O Matrix, como observou o comentarista Mardones em outro
post, tinha papel essencial no ninho tucano. Acompanhem este trecho de uma
reportagem da IstoÉ sobre o fim do banco, fechado em 2002:
O Matrix foi fundado em 1993 por um elenco de estrelas das
finanças, como Luiz Carlos Mendonça de Barros, que viria a se tornar ministro
das Comunicações, e André Lara Resende. Na equipe original de sócios aparecia
também o ex-presidente do Citibank no Brasil, Antônio Carlos Boralli, além de
Moritz e Ruhman, ex-executivos do Safra, e Tom, que havia trabalhado no
Garantia. Em pouco tempo, eles passaram a chamar a atenção pelos bons negócios
que faziam com dinheiro do banco, em apostas em juros, câmbio e títulos da
dívida. Ganharam muito dinheiro. Só em 1995, o banco lucrou R$ 43,3 milhões –
uma impressionante rentabilidade de 44% do patrimônio líquido. Logo o banco foi
cercado por boatos de que desfrutava de informação privilegiada, pela presença
de Mendonça de Barros e Lara Resende em seus quadros, mas nada foi provado.

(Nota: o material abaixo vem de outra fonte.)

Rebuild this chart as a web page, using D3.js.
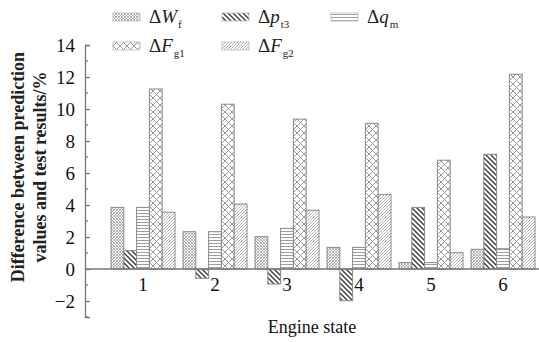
<!DOCTYPE html>
<html>
<head>
<meta charset="utf-8">
<script src="https://cdn.jsdelivr.net/npm/d3@7"></script>
<style>
  body { margin: 0; background: #fff; }
  svg { display: block; font-family: 'Liberation Serif', 'Times New Roman', serif; }
</style>
</head>
<body>
<div id="chart"></div>
<script>
const states = ['1', '2', '3', '4', '5', '6']
const seriesKeys = ['Wf', 'pt3', 'qm', 'Fg1', 'Fg2']

// values, in %
const dWf = [3.85, 2.33, 2.02, 1.35, 0.4, 1.23]
const dPt3 = [1.15, -0.58, -0.94, -1.98, 3.85, 7.17]
const dQm = [3.85, 2.33, 2.54, 1.35, 0.4, 1.27]
const dFg1 = [11.25, 10.3, 9.37, 9.1, 6.8, 12.17]
const dFg2 = [3.55, 4.06, 3.67, 4.65, 1.02, 3.25]

const yTicks = [-2, 0, 2, 4, 6, 8, 10, 12, 14]

const seriesValues = { Wf: dWf, pt3: dPt3, qm: dQm, Fg1: dFg1, Fg2: dFg2 }

const width = 539
const height = 342
const gray = '#8a8a8a'

const svg = d3.select('#chart').append('svg')
  .attr('width', width)
  .attr('height', height)

const defs = svg.append('defs')

// hatch patterns, one per series
function pattern(id, size, draw) {
  const p = defs.append('pattern')
    .attr('id', id)
    .attr('width', size)
    .attr('height', size)
    .attr('patternUnits', 'userSpaceOnUse')
  p.append('rect').attr('width', size).attr('height', size).attr('fill', '#fff')
  draw(p)
}

pattern('pat-Wf', 3, (p) => {
  p.append('path').attr('d', 'M-1,-1L4,4M-1,4L4,-1')
    .attr('stroke', '#a0a0a0').attr('stroke-width', 0.8)
})
pattern('pat-pt3', 5, (p) => {
  p.append('path').attr('d', 'M-1,-1L6,6M-1,4L1,6M4,-1L6,1')
    .attr('stroke', '#444').attr('stroke-width', 1.5)
})
pattern('pat-qm', 3, (p) => {
  p.append('path').attr('d', 'M0,0.5H3').attr('stroke', '#a0a0a0').attr('stroke-width', 1)
})
pattern('pat-Fg1', 7, (p) => {
  p.append('path').attr('d', 'M0,0L7,7M7,0L0,7M-1,6L1,8M6,-1L8,1M-1,1L1,-1M6,8L8,6')
    .attr('stroke', '#999').attr('stroke-width', 1)
})
pattern('pat-Fg2', 3, (p) => {
  p.append('path').attr('d', 'M-1,1L1,-1M0,3L3,0M2,4L4,2')
    .attr('stroke', '#aaa').attr('stroke-width', 0.9)
})

const x0 = d3.scaleBand()
  .domain(states)
  .range([107, 539])
  .paddingInner(8 / 72)
  .paddingOuter(4 / 72)

const x1 = d3.scaleBand()
  .domain(seriesKeys)
  .range([0, x0.bandwidth()])

const y = d3.scaleLinear()
  .domain([-3, 14])
  .range([317, 45])

// bars
const groups = svg.append('g')
  .selectAll('g')
  .data(states)
  .join('g')
  .attr('transform', (d) => `translate(${x0(d)},0)`)

groups.selectAll('rect')
  .data((d, i) => seriesKeys.map((k) => ({ key: k, value: seriesValues[k][i] })))
  .join('rect')
  .attr('x', (d) => x1(d.key))
  .attr('width', x1.bandwidth())
  .attr('y', (d) => y(Math.max(0, d.value)))
  .attr('height', (d) => Math.abs(y(d.value) - y(0)))
  .attr('fill', (d) => `url(#pat-${d.key})`)
  .attr('stroke', gray)
  .attr('stroke-width', 1)

// zero line across the plot
svg.append('line')
  .attr('x1', 85).attr('x2', width)
  .attr('y1', y(0)).attr('y2', y(0))
  .attr('stroke', '#777').attr('stroke-width', 1.3)

// y axis, ticks pointing inward
const yAxis = svg.append('g')
  .attr('transform', 'translate(85,0)')
  .call(d3.axisLeft(y).tickValues(yTicks).tickSize(-5).tickPadding(10).tickFormat((d) => d < 0 ? '\u2212' + Math.abs(d) : d))
yAxis.select('.domain').attr('stroke', '#777').attr('stroke-width', 1.3)
yAxis.selectAll('.tick line').attr('stroke', '#777').attr('stroke-width', 1.2)
yAxis.selectAll('.tick text')
  .attr('font-size', 19)
  .attr('font-family', 'Liberation Serif, serif')
  .attr('fill', '#111')

// minor ticks at odd values
svg.append('g')
  .selectAll('line')
  .data(d3.range(-3, 14, 2))
  .join('line')
  .attr('x1', 85).attr('x2', 88)
  .attr('y1', (d) => y(d)).attr('y2', (d) => y(d))
  .attr('stroke', '#777').attr('stroke-width', 1.2)

// x labels, no ticks
svg.append('g')
  .selectAll('text')
  .data(states)
  .join('text')
  .attr('x', (d) => x0(d) + x0.bandwidth() / 2)
  .attr('y', 291)
  .attr('text-anchor', 'middle')
  .attr('font-size', 19)
  .attr('fill', '#111')
  .text((d) => d)

svg.append('text')
  .attr('x', 312)
  .attr('y', 333)
  .attr('text-anchor', 'middle')
  .attr('font-size', 18)
  .attr('fill', '#111')
  .text('Engine state')

const yTitle = svg.append('text')
  .attr('transform', 'translate(0,167) rotate(-90)')
  .attr('text-anchor', 'middle')
  .attr('font-size', 18)
  .attr('font-weight', 'bold')
  .attr('fill', '#222')
yTitle.append('tspan').attr('x', 0).attr('y', 24).text('Difference between prediction')
yTitle.append('tspan').attr('x', 0).attr('y', 46).text('values and test results/%')

// legend
const legendItems = [
  { key: 'Wf', main: 'W', sub: 'f', col: 0, row: 0 },
  { key: 'pt3', main: 'p', sub: 't3', col: 1, row: 0 },
  { key: 'qm', main: 'q', sub: 'm', col: 2, row: 0 },
  { key: 'Fg1', main: 'F', sub: 'g1', col: 0, row: 1 },
  { key: 'Fg2', main: 'F', sub: 'g2', col: 1, row: 1 }
]

const legend = svg.append('g')
  .selectAll('g')
  .data(legendItems)
  .join('g')
  .attr('transform', (d) => `translate(${113 + d.col * 109},${17 + d.row * 29})`)

legend.append('rect')
  .attr('x', 0).attr('y', -4)
  .attr('width', 27).attr('height', 8)
  .attr('fill', (d) => `url(#pat-${d.key})`)
  .attr('stroke', '#bbb')
  .attr('stroke-width', 0.8)

const lt = legend.append('text')
  .attr('x', 36)
  .attr('y', 6)
  .attr('font-size', 19)
  .attr('fill', '#222')
lt.append('tspan').text('\u0394')
lt.append('tspan').attr('font-style', 'italic').text((d) => d.main)
lt.append('tspan').attr('font-size', 11).attr('dy', 5).attr('dx', 1).text((d) => d.sub)
</script>
</body>
</html>
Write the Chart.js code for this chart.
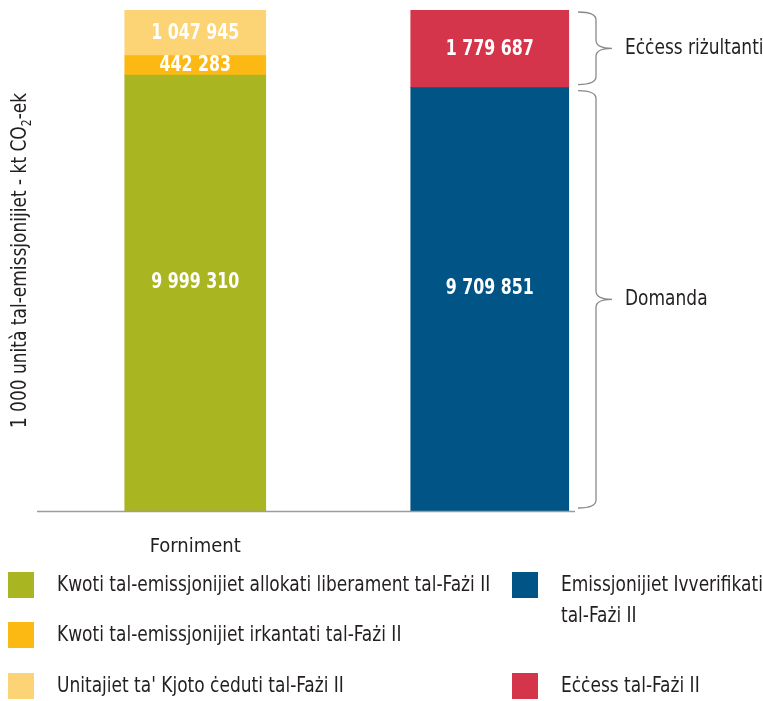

Mesmo depois da saída de Mendonça de Barros, em outubro de 1995, e de Lara
Resende, em agosto de 1997, o banco continuou cercado de boatos. E também
continuou a ganhar dinheiro. “O Matrix teve uma das tesourarias mais ganhadoras
do mercado, com ou sem o André Lara e o Mendonça de Barros”, diz Erivelto
Rodrigues, da consultoria Austin Asis.
Como Rubens Valente diz no vídeo abaixo, o que corria risco
de implodir, fossem feitas as revelações que alguns petistas pretendiam e que
Dantas tratou — com sucesso — de evitar, era todo o processo da privataria
tucana. Ele começa explicando o que era o fundo Opportunity nas ilhas Cayman:
Rubens Valente: A ameaça de “entregar” o Matrix from Luiz
Carlos Azenha on Vimeo.
Em tese, a publicação do livro deveria desencadear novas
investigações.
Mas antes, presumo, assistiremos ao espetáculo de um
banqueiro todo-poderoso, capaz de mover mundos e fundos, se dizendo vítima de
“perseguição pessoal” de um simples jornalista.
Nunca faltará “mídia amiga” para vender ao público que a
“perseguição” ao banqueiro por parte de um repórter - risível, considerando o
poder de cada um - é fato. Coisas do Brasil!